But even if he doesn’t spell it out, there is a story being told. He divides his Age into three sub-periods: the Postwar Era (roughly, the baby boomer generation), the Age of Upheaval (the children of Marx and Coca-Cola), and the Late Millennium Era (the heirs of the end of history). A simpler schema would have been just as serviceable: the first half was the age of ambition; the second, one of apathy.

Nothing screamed mid-century ambition like five-year plans. There’s something touching about the confidence of the Soviets’ state planning committee, whose annual inventories of necessary commodities ran to 70 volumes and 12,000 pages. Not so China’s Second Five-Year Plan, the famous Great Leap Forward, which redirected farm labour to backyard furnaces to augment steel output, destroying crop yields and also some 30 million lives in the process.

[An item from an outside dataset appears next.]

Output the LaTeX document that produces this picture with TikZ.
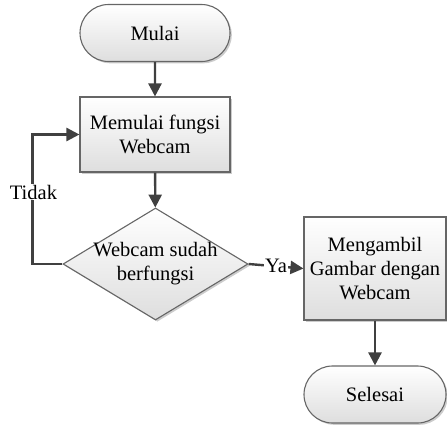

But it was colossal state power, Sperber reminds us, that made modern public heath possible. Mass production of penicillin helped secure allied victory in the second world war. It took scarcely a decade to eradicate smallpox by 1977. The insecticide DDT came close to dispatching the gypsy moth and fire ant in the US two decades earlier. Asahi Gurafu, Japan’s answer to Life magazine, informed readers in the 50s that nuclear power would prevent sashimi from spoiling. The director of the Kurchatov Institute, the nerve centre of the Soviet atomic programme, thought it could be harnessed to transform Siberia into a subtropical paradise.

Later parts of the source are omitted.